Phonics and early reading

 

Crane Park Primary School use the Read, Write Inc (RWI) programme to teach phonics. It is very systematic and supports children to read and write quickly and effectively. The children learn to connect sounds with mnemonic pictures, words with their meanings, and stories with the sounds that they know. They connect their own experiences to the stories they read and learn to lift the words of the page.

 

Our phonic strategy 

 

Formal phonics starts in the summer term of nursery with children learning the objects used in the mnemonics and playing games to hear initial sounds in words.

In Reception, Year 1 and where necessary Year 2, children are grouped after careful assessment to learn with children with the same phonic knowledge. 
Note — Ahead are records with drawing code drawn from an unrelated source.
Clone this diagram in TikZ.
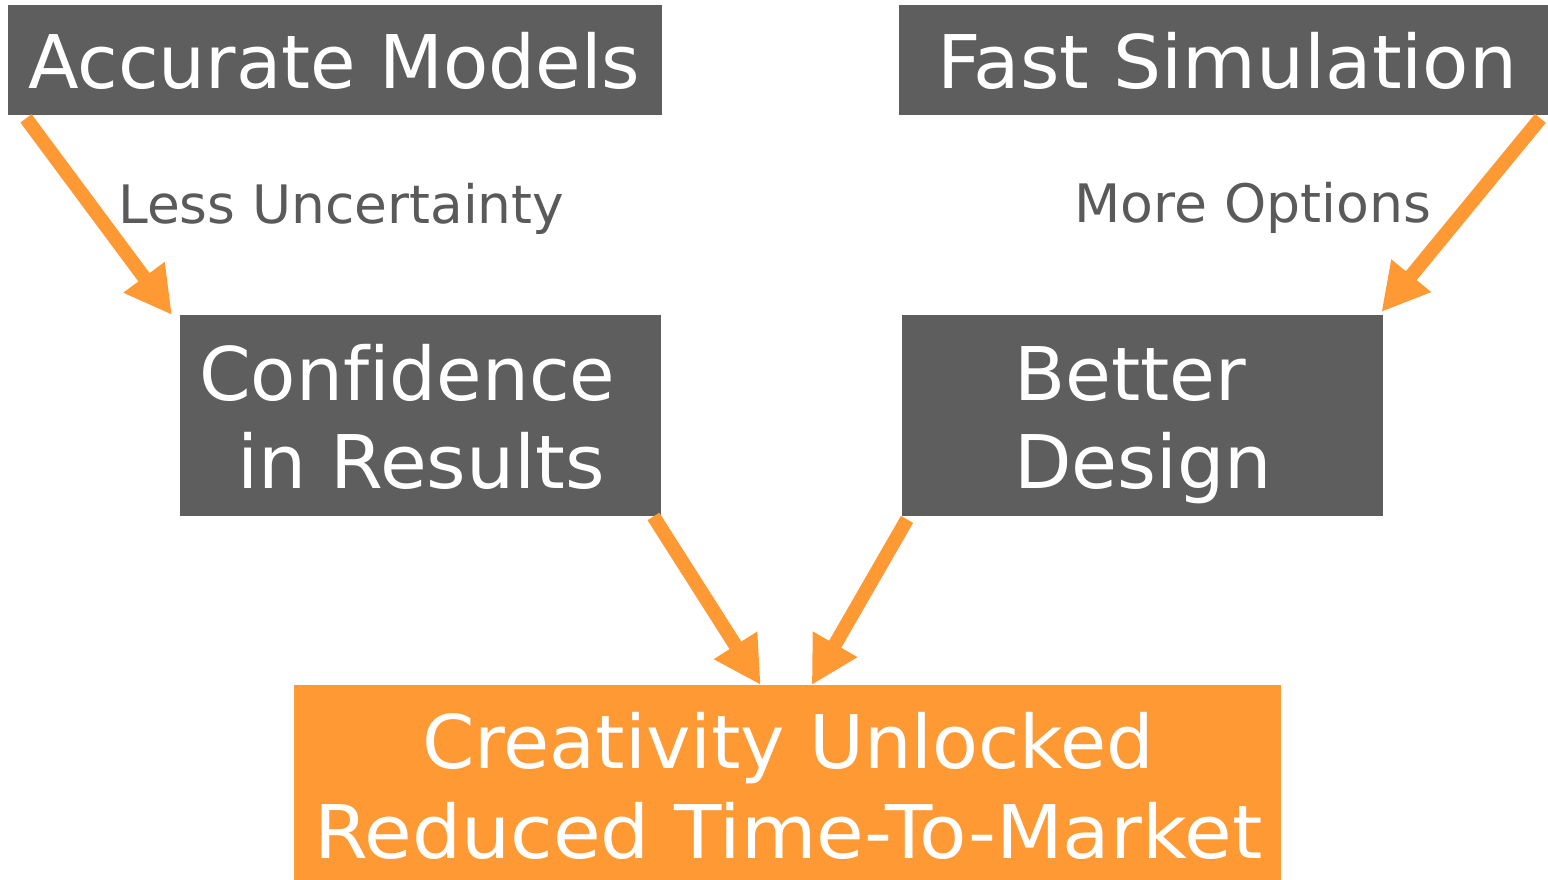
\documentclass[tikz,border=0pt]{standalone}
\usepackage{fontspec}
\setmainfont[Ligatures=NoCommon]{DejaVu Sans}
\usepackage{graphicx}
\usetikzlibrary{arrows.meta}
\definecolor{boxgrey}{HTML}{5E5E5E}
\definecolor{orng}{HTML}{FF9933}
\definecolor{lblgrey}{HTML}{5A5A5A}
\newcommand\fw[2]{\resizebox{#1pt}{\height}{#2}}
\begin{document}
\begin{tikzpicture}[x=1pt,y=-1pt,
  greybox/.style={fill=boxgrey,draw=none,inner sep=0pt,anchor=north west},
  orangebox/.style={fill=orng,draw=none,inner sep=0pt,anchor=north west},
  bigtext/.style={text=white,font=\fontsize{74}{80}\selectfont,inner sep=0pt,anchor=base west},
  lbltext/.style={text=lblgrey,font=\fontsize{53}{60}\selectfont,inner sep=0pt,anchor=base west},
  flow/.style={draw=orng,line width=14pt,-{Triangle[length=47pt,width=48pt]}}]
\useasboundingbox (0,0) rectangle (1548,880);
\fill[white] (0,0) rectangle (1548,880);
% boxes
\node[greybox,minimum width=654pt,minimum height=110pt] (am) at (8,5) {};
\node[greybox,minimum width=649pt,minimum height=110pt] (fs) at (899,5) {};
\node[greybox,minimum width=481pt,minimum height=201pt] (cf) at (180,315) {};
\node[greybox,minimum width=481pt,minimum height=201pt] (bd) at (902,315) {};
\node[orangebox,minimum width=987pt,minimum height=196pt] (cr) at (294,685) {};
% texts
\node[bigtext] (t1) at (28,89) {\fw{612}{Accurate Models}};
\node[bigtext] (t2) at (937,89) {\fw{580}{Fast Simulation}};
\node[bigtext] (t3) at (199,400) {\fw{416}{Confidence}};
\node[bigtext] (t4) at (237,488) {\fw{368}{in Results}};
\node[bigtext] (t5) at (1014,400) {\fw{232}{Better}};
\node[bigtext] (t6) at (1014,488) {\fw{258}{Design}};
\node[bigtext] (t7) at (422,768) {\fw{732}{Creativity Unlocked}};
\node[bigtext] (t8) at (314,858) {\fw{948}{Reduced Time-To-Market}};
\node[lbltext] (l1) at (118,223) {\fw{446}{Less Uncertainty}};
\node[lbltext] (l2) at (1074,222) {\fw{357}{More Options}};
% arrows
\draw[flow] ([shift={(18,3)}]am.south west) -- ([shift={(-8,0)}]cf.north west);
\draw[flow] ([shift={(-8,3)}]fs.south east) -- ([shift={(-2,-3)}]bd.north east);
\draw[flow] ([shift={(-8,0)}]cf.south east) -- ([shift={(-27,0)}]cr.north);
\draw[flow] ([shift={(5,3)}]bd.south west) -- ([shift={(24,0)}]cr.north);
\end{tikzpicture}
\end{document}
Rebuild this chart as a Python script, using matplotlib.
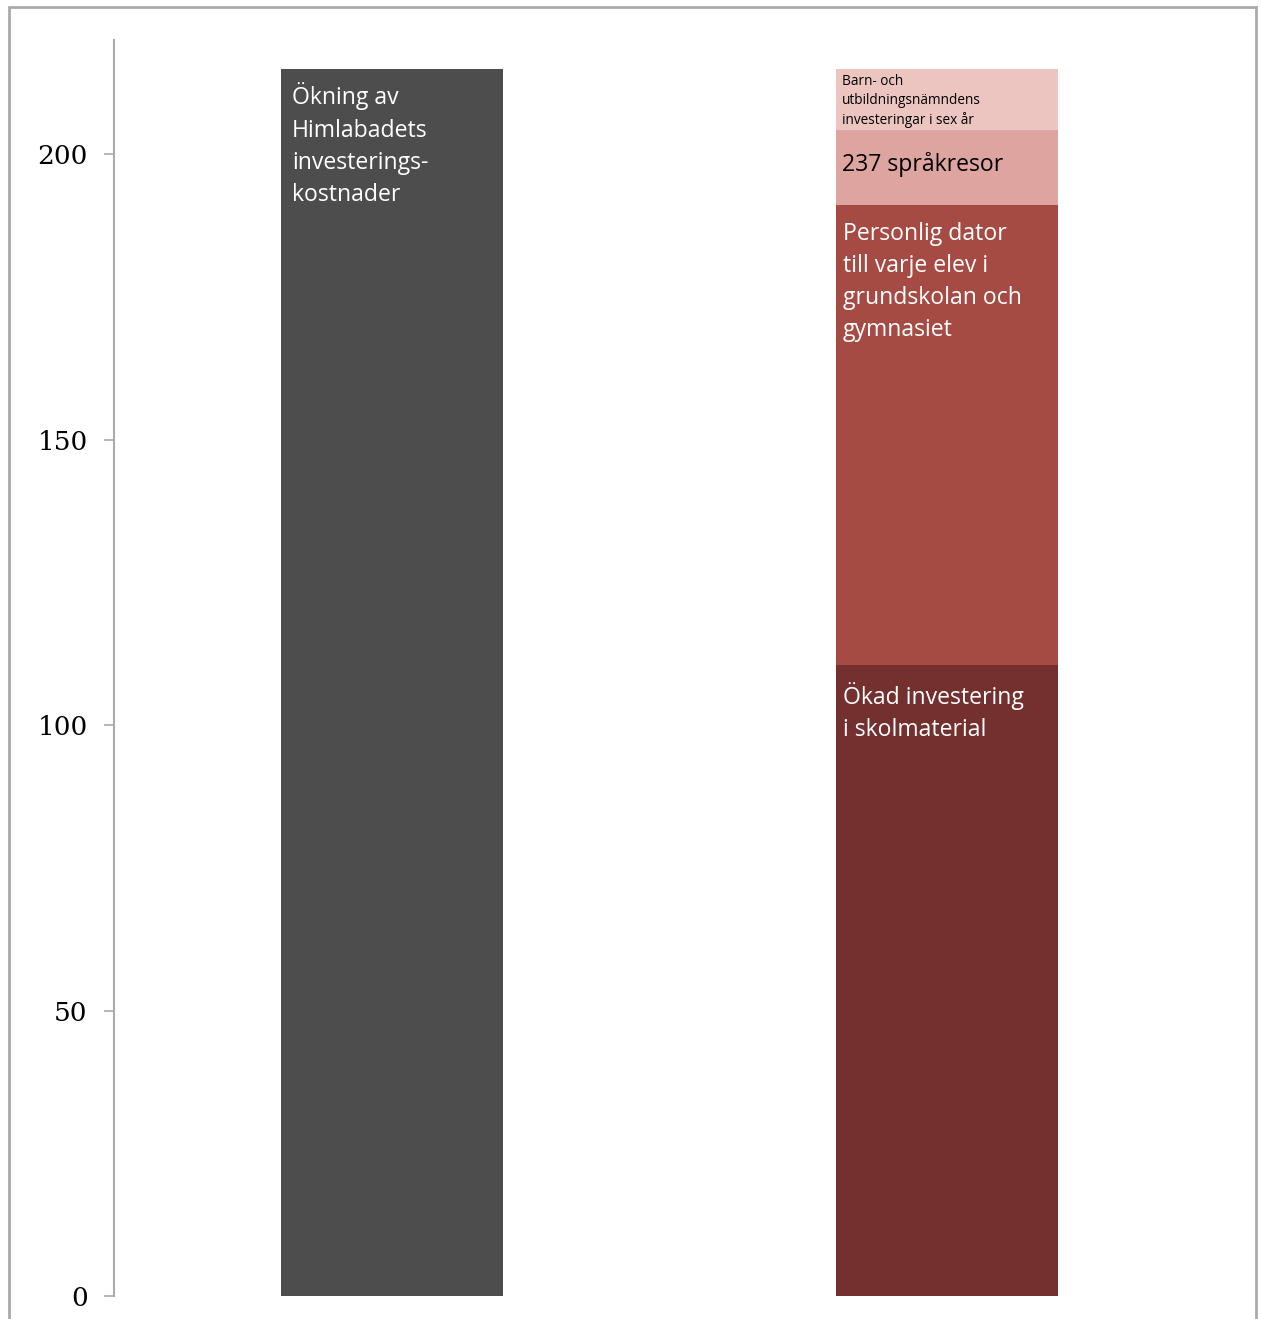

There are daily phonics sessions five times per week. Children are assessed each half term and groups adjusted where necessary. Each lesson consist of learning and practicing sounds, reading a book at the correct level and using their phonic knowledge to write a sentence. Children are taught to read common exception words, which are not phonically decodable. These are known as ‘Red words’.  All children take home books to coincide directly with their level of phonic knowledge. In addition children are assigned e-books through the Oxford Owl website which also match their phonic knowledge.

 

Bridging the gap in phonics

 

Where children need additional support to catch up with their peers, we have a range of strategies. These include one to one tutoring and additional, short, sharp phonics sessions in the afternoons. Children in year 3 and 4 who may have missed out in their phonics learning, have afternoon intervention sessions to support them. Year 5 and 6 have afternoon sessions using the Fresh Start scheme.

 

Reading in Year 1, Year 2 and Year 3

 

Children have a daily opportunity to practice and develop their reading in shared  reading sessions. Pupils share a set of the ‘same’ books/articles with appropriate challenge. All pupils will access narrative, non-fiction and poetry. Initially the focus is on decoding skills and comprehension. In year 2 there is a movement to develop the broader reading curriculum focusing on a range of reading skills such as retrieving information from the text, understanding the meanings of unfamiliar words, making predictions, inferring from the evidence of what they read and summarising what they have read. These are known as the reading domains. These are built on in Year 3. There is regular assessment to make sure the children are reading books at the correct level for them Years 4,5 and 6.

 

In Year 4 to 6 we continue to build on the foundations of reading that have been laid lower down the school and structure teaching around the reading domains. In these year groups, we employ a daily whole class reading of a specially chosen, high quality text. This approach allows every child in the class to access texts they may not be able to access independently. It also allows our children to work collaboratively with others, learning from their peers about how to best structure their book-related thinking and answers.